>> begin

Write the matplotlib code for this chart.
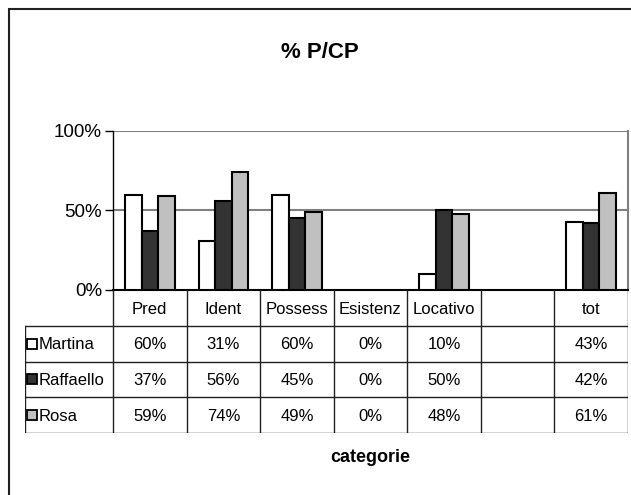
import numpy as np
import matplotlib
matplotlib.use("Agg")
import matplotlib.pyplot as plt
from matplotlib.patches import Rectangle

plt.rcParams['font.family'] = ['Liberation Sans', 'DejaVu Sans']

categories = ["Pred", "Ident", "Possess", "Esistenz", "Locativo", "", "tot"]
series_names = ["Martina", "Raffaello", "Rosa"]
martina = [60, 31, 60, 0, 10, None, 43]
raffaello = [37, 56, 45, 0, 50, None, 42]
rosa = [59, 74, 49, 0, 48, None, 61]
yticks = [0, 50, 100]
ytick_labels = ["0%", "50%", "100%"]

colors = ["#ffffff", "#333333", "#c0c0c0"]
values = [martina, raffaello, rosa]

W, H = 631, 495
fig = plt.figure(figsize=(W / 100, H / 100), dpi=100)

# outer chart frame
fig.patches.append(Rectangle((8.5 / W, -0.1), 1.2, 1.1 - 8.5 / H, transform=fig.transFigure,
                             fill=False, edgecolor="#202020", linewidth=1.5))

# plot area
x0, x1, ytop, ybot = 113, 628, 131, 290
ax = fig.add_axes([x0 / W, 1 - ybot / H, (x1 - x0) / W, (ybot - ytop) / H])
n = len(categories)
x = np.arange(n)
bw = 0.225
for i, (vals, c) in enumerate(zip(values, colors)):
    xs = [xx for xx, v in zip(x, vals) if v is not None and v > 0]
    hs = [v for v in vals if v is not None and v > 0]
    ax.bar(np.array(xs) + (i - 1) * bw, hs, width=bw, color=c, edgecolor="black", linewidth=1.5, zorder=3)

ax.set_xlim(-0.5, n - 0.5)
ax.set_ylim(0, 100)
ax.set_yticks(yticks)
ax.set_yticklabels(ytick_labels, fontsize=13.5)
ax.set_xticks([])
ax.tick_params(axis="y", length=6, width=1, color="black", pad=2)
for y in [50, 100]:
    ax.axhline(y, color="#808080", linewidth=1.5, zorder=1)
ax.spines["top"].set_visible(False)
ax.spines["right"].set_color("#808080")
ax.spines["right"].set_linewidth(1.5)
ax.spines["left"].set_linewidth(1.0)
ax.spines["bottom"].set_linewidth(1.5)

# data table below the plot
tl = 25
tb = 433
tax = fig.add_axes([tl / W, 1 - tb / H, (x1 - tl) / W, (tb - ybot) / H])
colw = (x1 - x0) / n
left = -0.5 - (x0 - tl) / colw
tax.set_xlim(left, n - 0.5)
tax.set_ylim(4, 0)
tax.axis("off")
lc = "#202020"
for k in range(n + 1):
    tax.plot([k - 0.5, k - 0.5], [0, 4], color=lc, linewidth=1.0)
tax.plot([left, left], [1, 4], color=lc, linewidth=1.0)
for r in [1, 2, 3, 4]:
    tax.plot([left, n - 0.5], [r, r], color=lc, linewidth=1.0)

for j, cat in enumerate(categories):
    tax.text(j, 0.55, cat, ha="center", va="center", fontsize=12)
for i, (name, vals, c) in enumerate(zip(series_names, values, colors)):
    r = i + 1.53
    tax.plot([left + 7 / colw], [i + 1.5], marker="s", markersize=7.5, markerfacecolor=c,
             markeredgecolor="black", markeredgewidth=1.3, clip_on=False)
    tax.text(left + 14 / colw, r, name, ha="left", va="center", fontsize=12)
    for j, v in enumerate(vals):
        if v is not None:
            tax.text(j, r, f"{v}%", ha="center", va="center", fontsize=12)

fig.text(320 / W, 1 - 53 / H, "% P/CP", ha="center", va="center", fontsize=16, fontweight="bold")
fig.text(370 / W, 1 - 458 / H, "categorie", ha="center", va="center", fontsize=13, fontweight="bold")

fig.savefig("out.png", dpi=100)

>> end

* WHAT THE TASK ASKS: Restate exactly, please, only the lines between the start of the data and the line containing "fig = plt.figure(figsize=(W", both ends included, skipping the pictures.

* FINISHED TASK:
Write the matplotlib code for this chart.
import numpy as np
import matplotlib
matplotlib.use("Agg")
import matplotlib.pyplot as plt
from matplotlib.patches import Rectangle

plt.rcParams['font.family'] = ['Liberation Sans', 'DejaVu Sans']

categories = ["Pred", "Ident", "Possess", "Esistenz", "Locativo", "", "tot"]
series_names = ["Martina", "Raffaello", "Rosa"]
martina = [60, 31, 60, 0, 10, None, 43]
raffaello = [37, 56, 45, 0, 50, None, 42]
rosa = [59, 74, 49, 0, 48, None, 61]
yticks = [0, 50, 100]
ytick_labels = ["0%", "50%", "100%"]

colors = ["#ffffff", "#333333", "#c0c0c0"]
values = [martina, raffaello, rosa]

W, H = 631, 495
fig = plt.figure(figsize=(W / 100, H / 100), dpi=100)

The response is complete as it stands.